• _WHAT YOU NEED TO DO_: Locate the lines where "code" occurs and copy them as they stand.

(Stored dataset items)

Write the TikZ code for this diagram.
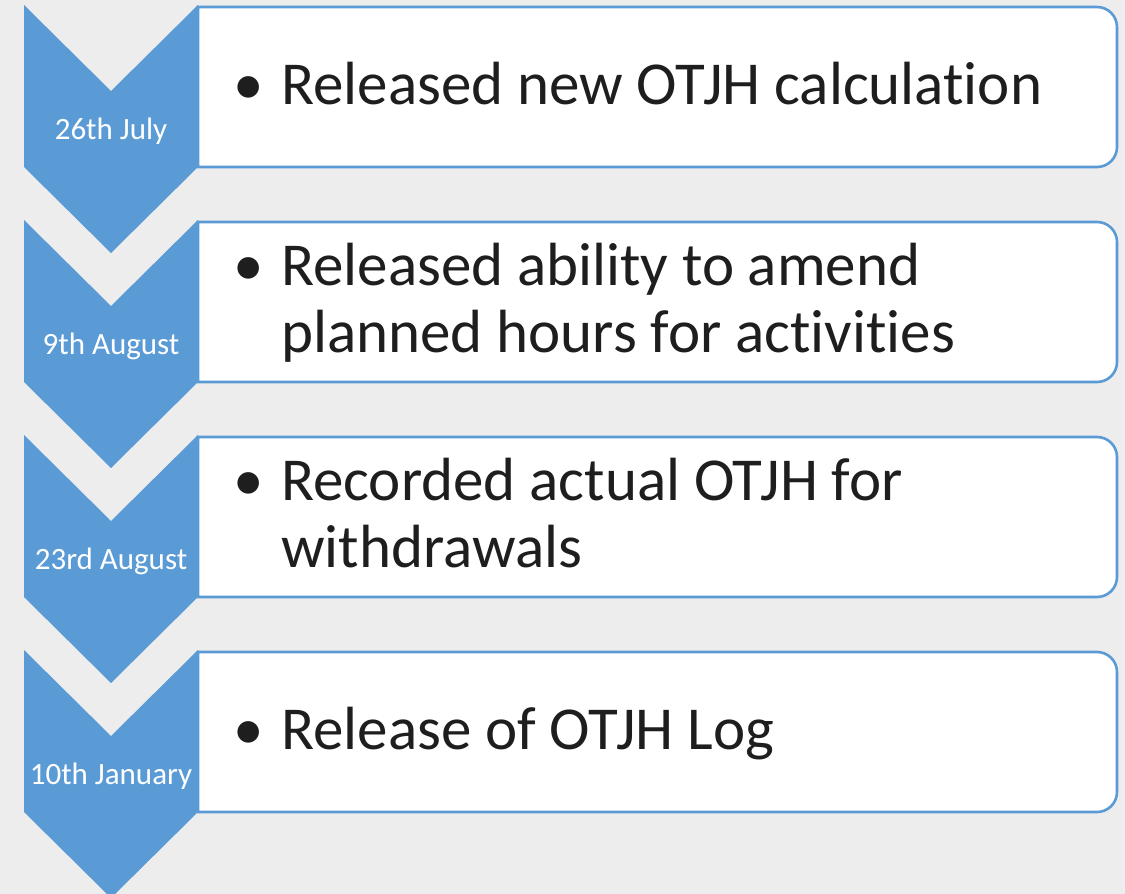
\documentclass[tikz,border=0pt]{standalone}
\usepackage{fontspec}
\setmainfont{Carlito}[Ligatures=NoCommon]
\definecolor{chev}{HTML}{5B9BD5}
\definecolor{bg}{HTML}{EDEDED}
\definecolor{ink}{HTML}{1E1E1E}
\tikzset{
  chevshape/.style={fill=chev, draw=none},
  itembox/.style={draw=chev, line width=2.6pt, fill=white, line join=miter},
  datelabel/.style={text=white, font=\fontsize{31}{37}\selectfont, anchor=base, inner sep=0pt},
  itemtext/.style={text=ink, font=\fontsize{61}{67}\selectfont, anchor=base west, align=left, inner sep=0pt},
  bulletmark/.style={text=ink, font=\fontsize{61}{67}\selectfont, anchor=base, inner sep=0pt}
}
\begin{document}
\begin{tikzpicture}[x=1pt,y=-1pt]
\useasboundingbox (0,0) rectangle (1125,894);
\fill[bg] (0,0) rectangle (1125,894);
\foreach \i/\date [count=\n] in {0/26th July, 1/9th August, 2/23rd August, 3/10th January} {
  \pgfmathsetmacro{\T}{5+215*\i}
  \fill[chevshape] (24,\T) -- (111,\T+86) -- (198,\T) -- (198,\T+162) -- (111,\T+248) -- (24,\T+162) -- cycle;
  \draw[itembox] (198,\T+2) -- (1097,\T+2) arc[start angle=-90,end angle=0,radius=20]
     -- (1117,\T+142) arc[start angle=0,end angle=90,radius=20] -- (198,\T+162) -- cycle;
  \node[datelabel] (date\n) at (111,\T+134) {\date};
}
\node[bulletmark] (b1) at (249,5+99) {•};
\node[itemtext] (t1) at (281,5+99) {Released new OTJH calculation};
\node[bulletmark] (b2) at (249,220+65) {•};
\node[itemtext] (t2) at (281,220+132) {Released ability to amend\\planned hours for activities};
\node[bulletmark] (b3) at (249,435+65) {•};
\node[itemtext] (t3) at (281,435+132) {Recorded actual OTJH for\\withdrawals};
\node[bulletmark] (b4) at (249,650+99) {•};
\node[itemtext] (t4) at (281,650+99) {Release of OTJH Log};
\end{tikzpicture}
\end{document}
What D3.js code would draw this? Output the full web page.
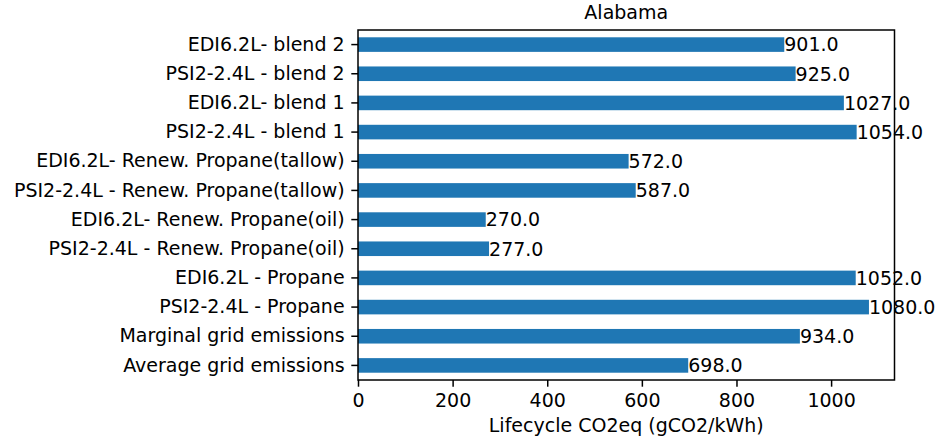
<!DOCTYPE html>
<html><head><meta charset="utf-8">
<script src="https://cdn.jsdelivr.net/npm/d3@7"></script>
<style>body{margin:0;background:#fff}svg{display:block;font-family:"DejaVu Sans",sans-serif}</style>
</head><body><svg id="c" width="948" height="438"></svg>
<script>
const title = "Alabama";
const xLabel = "Lifecycle CO2eq (gCO2/kWh)";
// bottom to top order
const categories = [
  "Average grid emissions",
  "Marginal grid emissions",
  "PSI2-2.4L - Propane",
  "EDI6.2L - Propane",
  "PSI2-2.4L - Renew. Propane(oil)",
  "EDI6.2L- Renew. Propane(oil)",
  "PSI2-2.4L - Renew. Propane(tallow)",
  "EDI6.2L- Renew. Propane(tallow)",
  "PSI2-2.4L - blend 1",
  "EDI6.2L- blend 1",
  "PSI2-2.4L - blend 2",
  "EDI6.2L- blend 2"
];
const values = [698, 934, 1080, 1052, 277, 270, 587, 572, 1054, 1027, 925, 901];
const xTicks = [0, 200, 400, 600, 800, 1000];

const L = 358, R = 894.5, T = 30, B = 380;
const fs = 19, tickLen = 6.7, pad = 6.7;
const svg = d3.select("#c");
const x = d3.scaleLinear().domain([0, d3.max(values) * 1.05]).range([L, R]);
const y = d3.scaleBand().domain(categories.slice().reverse()).range([T, B]).paddingInner(0.5).paddingOuter(0.25);

svg.selectAll("rect.bar").data(categories).enter().append("rect")
  .attr("class", "bar")
  .attr("x", x(0))
  .attr("y", d => y(d))
  .attr("width", (d, i) => x(values[i]) - x(0))
  .attr("height", y.bandwidth())
  .attr("fill", "#1f77b4");

svg.selectAll("text.val").data(categories).enter().append("text")
  .attr("x", (d, i) => x(values[i]))
  .attr("y", d => y(d) + y.bandwidth() / 2)
  .attr("dy", "0.36em")
  .attr("font-size", fs)
  .attr("fill", "#000")
  .text((d, i) => values[i].toFixed(1));

// frame
svg.append("rect").attr("x", L).attr("y", T).attr("width", R - L).attr("height", B - T)
  .attr("fill", "none").attr("stroke", "#000").attr("stroke-width", 1.5);

const xAxis = d3.axisBottom(x).tickValues(xTicks).tickSize(tickLen).tickPadding(pad).tickFormat(d3.format("d"));
const gx = svg.append("g").attr("transform", `translate(0,${B})`).call(xAxis);
gx.select(".domain").remove();
gx.selectAll("line").attr("stroke", "#000").attr("stroke-width", 1.5);
gx.selectAll("text").attr("font-size", fs).attr("font-family", "DejaVu Sans").attr("fill", "#000");

const yAxis = d3.axisLeft(y).tickSize(tickLen).tickPadding(pad);
const gy = svg.append("g").attr("transform", `translate(${L},0)`).call(yAxis);
gy.select(".domain").remove();
gy.selectAll("line").attr("stroke", "#000").attr("stroke-width", 1.5);
gy.selectAll("text").attr("font-size", fs).attr("font-family", "DejaVu Sans").attr("fill", "#000");

svg.append("text").attr("x", (L + R) / 2).attr("y", T - 11).attr("text-anchor", "middle")
  .attr("font-size", fs).attr("fill", "#000").text(title);
svg.append("text").attr("x", (L + R) / 2).attr("y", 432).attr("text-anchor", "middle")
  .attr("font-size", fs).attr("fill", "#000").text(xLabel);
</script></body></html>
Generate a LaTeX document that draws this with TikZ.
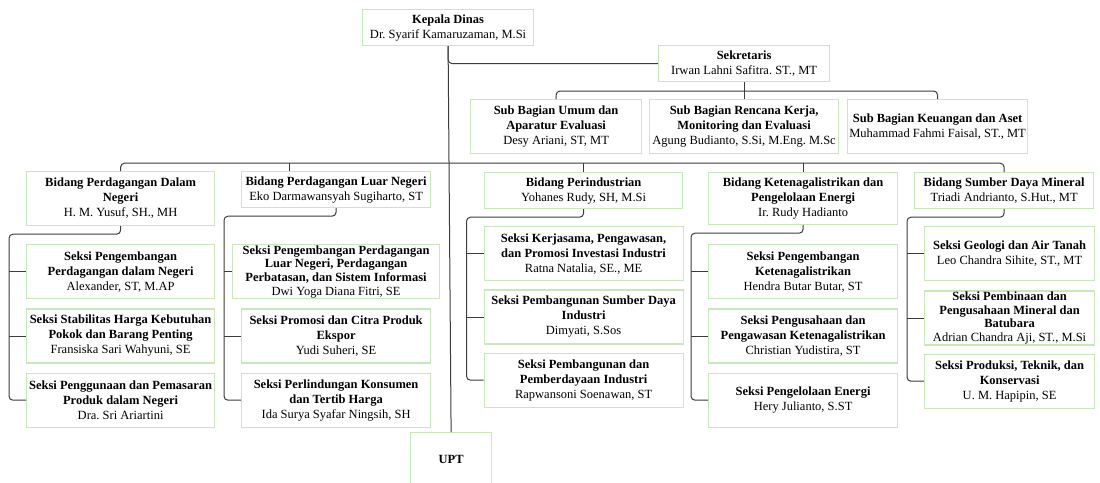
\documentclass[tikz,border=0pt]{standalone}
\usepackage{fontspec}
\setmainfont{Liberation Serif}
\usepackage{tikz}
\usetikzlibrary{positioning, calc}
\definecolor{boxgreen}{RGB}{200,232,188}
\definecolor{linegray}{RGB}{60,60,60}
\frenchspacing

\begin{document}
\begin{tikzpicture}[
				x=1pt, y=-1pt,
				node distance=9pt,
				unit/.style={rectangle, draw=boxgreen, fill=white, line width=1.2pt,
					inner sep=1pt, align=center, anchor=north west,
					font=\fontsize{12.5}{15}\selectfont},
				seksi/.style={unit, anchor=center, minimum height=54pt},
				tight/.style={inner ysep=0pt, font=\fontsize{12.5}{13.6}\selectfont},
				link/.style={draw=linegray, line width=1pt, rounded corners=4pt}
				]
				\useasboundingbox (0,0) rectangle (1100,482);

				% pimpinan
				\node[unit, minimum width=171pt, minimum height=36pt] (kadis) at (362,9) {\textbf{Kepala Dinas}\\Dr. Syarif Kamaruzaman, M.Si};
				\node[unit, minimum width=171pt, minimum height=36pt] (sekre) at (658,45) {\textbf{Sekretaris}\\Irwan Lahni Safitra. ST., MT};
				\node[unit, minimum width=81pt, minimum height=54pt] (upt) at (410,432) {\textbf{UPT}};

				% sub bagian
				\node[unit, minimum width=171pt, minimum height=54pt] (umum) at (470,99) {\textbf{Sub Bagian Umum dan}\\\textbf{Aparatur Evaluasi}\\Desy Ariani, ST, MT};
				\node[unit, minimum width=189pt, minimum height=54pt] (rencana) at (649,99) {\textbf{Sub Bagian Rencana Kerja,}\\\textbf{Monitoring dan Evaluasi}\\Agung Budianto, S.Si, M.Eng. M.Sc};
				\node[unit, minimum width=180pt, minimum height=54pt] (keuangan) at (847,99) {\textbf{Sub Bagian Keuangan dan Aset}\\Muhammad Fahmi Faisal, ST., MT};

				% bidang
				\node[unit, minimum width=188pt, minimum height=54pt] (dalam) at (26,171) {\textbf{Bidang Perdagangan Dalam}\\\textbf{Negeri}\\H. M. Yusuf, SH., MH};
				\node[unit, minimum width=189pt, minimum height=36pt] (luar) at (241,171) {\textbf{Bidang Perdagangan Luar Negeri}\\Eko Darmawansyah Sugiharto, ST};
				\node[unit, minimum width=198pt, minimum height=36pt] (industri) at (484,172) {\textbf{Bidang Perindustrian}\\Yohanes Rudy, SH, M.Si};
				\node[unit, minimum width=189pt, minimum height=52pt] (listrik) at (708,172) {\textbf{Bidang Ketenagalistrikan dan}\\\textbf{Pengelolaan Energi}\\Ir. Rudy Hadianto};
				\node[unit, minimum width=179pt, minimum height=36pt] (mineral) at (914,172) {\textbf{Bidang Sumber Daya Mineral}\\Triadi Andrianto, S.Hut., MT};

				% seksi perdagangan dalam negeri
				\node[seksi, minimum width=188pt, below=18pt of dalam] (dalam1) {\textbf{Seksi Pengembangan}\\\textbf{Perdagangan dalam Negeri}\\Alexander, ST, M.AP};
				\node[seksi, minimum width=188pt, below=of dalam1] (dalam2) {\textbf{Seksi Stabilitas Harga Kebutuhan}\\\textbf{Pokok dan Barang Penting}\\Fransiska Sari Wahyuni, SE};
				\node[seksi, minimum width=188pt, below=of dalam2] (dalam3) {\textbf{Seksi Penggunaan dan Pemasaran}\\\textbf{Produk dalam Negeri}\\Dra. Sri Ariartini};

				% seksi perdagangan luar negeri
				\node[seksi, tight, minimum width=207pt, below=36pt of luar] (luar1) {\textbf{Seksi Pengembangan Perdagangan}\\\textbf{Luar Negeri, Perdagangan}\\\textbf{Perbatasan, dan Sistem Informasi}\\Dwi Yoga Diana Fitri, SE};
				\node[seksi, minimum width=189pt, below=of luar1] (luar2) {\textbf{Seksi Promosi dan Citra Produk}\\\textbf{Ekspor}\\Yudi Suheri, SE};
				\node[seksi, minimum width=189pt, below=of luar2] (luar3) {\textbf{Seksi Perlindungan Konsumen}\\\textbf{dan Tertib Harga}\\Ida Surya Syafar Ningsih, SH};

				% seksi perindustrian
				\node[seksi, minimum width=199pt, below=17pt of industri] (industri1) {\textbf{Seksi Kerjasama, Pengawasan,}\\\textbf{dan Promosi Investasi Industri}\\Ratna Natalia, SE., ME};
				\node[seksi, minimum width=199pt, below=8pt of industri1] (industri2) {\textbf{Seksi Pembangunan Sumber Daya}\\\textbf{Industri}\\Dimyati, S.Sos};
				\node[seksi, minimum width=199pt, below=8pt of industri2] (industri3) {\textbf{Seksi Pembangunan dan}\\\textbf{Pemberdayaan Industri}\\Rapwansoni Soenawan, ST};

				% seksi ketenagalistrikan
				\node[seksi, minimum width=189pt, below=19pt of listrik] (listrik1) {\textbf{Seksi Pengembangan}\\\textbf{Ketenagalistrikan}\\Hendra Butar Butar, ST};
				\node[seksi, minimum width=189pt, below=of listrik1] (listrik2) {\textbf{Seksi Pengusahaan dan}\\\textbf{Pengawasan Ketenagalistrikan}\\Christian Yudistira, ST};
				\node[seksi, minimum width=189pt, below=of listrik2] (listrik3) {\textbf{Seksi Pengelolaan Energi}\\Hery Julianto, S.ST};

				% seksi sumber daya mineral
				\node[seksi, minimum width=170pt, below=17pt of mineral, xshift=5.5pt] (mineral1) {\textbf{Seksi Geologi dan Air Tanah}\\Leo Chandra Sihite, ST., MT};
				\node[seksi, tight, minimum width=170pt, below=of mineral1] (mineral2) {\textbf{Seksi Pembinaan dan}\\\textbf{Pengusahaan Mineral dan}\\\textbf{Batubara}\\Adrian Chandra Aji, ST., M.Si};
				\node[seksi, minimum width=170pt, below=8pt of mineral2] (mineral3) {\textbf{Seksi Produksi, Teknik, dan}\\\textbf{Konservasi}\\U. M. Hapipin, SE};

				% garis komando
				\coordinate (sbline) at ($(rencana.north)+(0,-8)$);
				\coordinate (bdline) at ($(kadis.south)+(0,117)$);
				\draw[link] (kadis.south) -- (upt.north);
				\draw[link] (kadis.south) |- (sekre.west);
				\draw[link] (sekre.south) -- (rencana.north);
				\draw[link] (umum.north) |- (sbline) -| (keuangan.north);
				\draw[link] (dalam.north) |- (bdline) -| (mineral.north);
				\draw[link] ([xshift=-47pt]luar.north) -- ([xshift=-47pt]luar.north |- bdline);
				\draw[link] (industri.north) -- (industri.north |- bdline);
				\draw[link] (listrik.north) -- (listrik.north |- bdline);
				\foreach \b in {dalam, luar, industri, listrik, mineral} {
					\draw[link] (\b.south) -- ++(0,8) -| ([xshift=-17pt]\b3.west) -- (\b3.west);
					\draw[link] (\b1.west) -- ([xshift=-17pt]\b3.west |- \b1.west);
					\draw[link] (\b2.west) -- ([xshift=-17pt]\b3.west |- \b2.west);
				}
			\end{tikzpicture}
\end{document}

• _WRITTEN ANSWER_:
Write the TikZ code for this diagram.
What D3.js code would draw this? Output the full web page.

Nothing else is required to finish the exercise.